Wednesday, May 12, 2010

Little Deaths


Saying "goodbye" is a bittersweet part of life. A line from an Emily Dickenson poem expresses this, “Parting is all we know of heaven/and all we need of hell.” Shakespeare made the same point, “Parting ‘tis such sweet sorrow.”

Partings are often difficult because they mark an ending of some kind. Even when a relationship doesn’t end, saying good-bye can be bittersweet. That’s because an ending is a loss and we mourn what has been lost.

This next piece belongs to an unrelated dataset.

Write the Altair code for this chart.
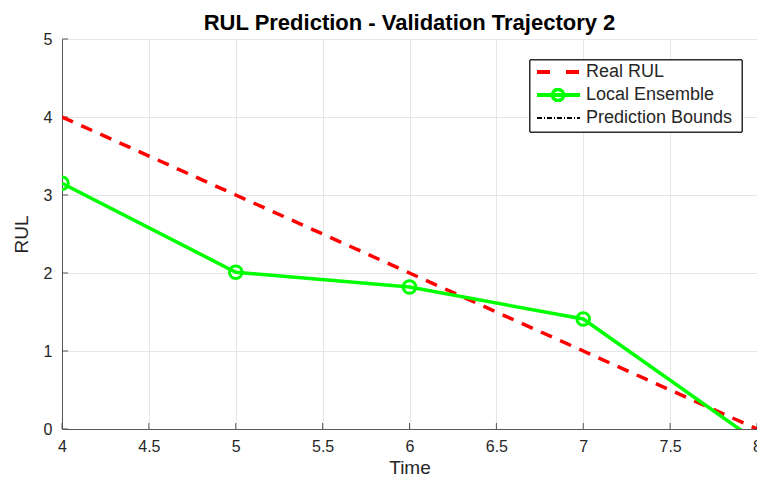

Someone has called the partings that occur throughout life “little deaths.” There are so many of these: moving from one town to another, sending a child to kindergarten or college, changing jobs, graduating, getting divorced, changing churches, and so it goes.

These little deaths can be painful. It’s sad leaving good friends behind when we move. Even if we keep in touch, the relationship must change. The same is true of sending our children off to college. Even though we know it’s part of their growing up, we miss the closeness of their daily presence with us.

Dealing with these little deaths can prepare us for the Big Death, that final parting in which we say “good-bye” for the rest of this life. Yet, in faith we know that death cannot break the bonds of love and that we are joined in heart with our loved ones who have died.

Everything I said about Big Deaths in the paragraph above applies to little deaths. Just because we no longer have the physical presence of another doesn’t mean the relationship ends. We can keep in touch by letter, phone or email. We can visit one another. Yet, it’s not the same.

Even if relationships don’t end after we part, they do change. And such change can be painful, even when we know it is for the best. As our poets remind us, parting can be both “hell” and “sorrow” as well as “heaven” and “sweet”

Yet, there is both promise and hope in the pain of endings. The promise comes in knowing this is the way we grow and evolve as persons. The hope comes because God is with us in the midst of endings. The last verse of the hymn, “Blest Be the Tie That Binds,” echoes these thoughts:
When we asunder part/it gives us inward pain,
Yet we shall still be joined in heart/and hope to meet again.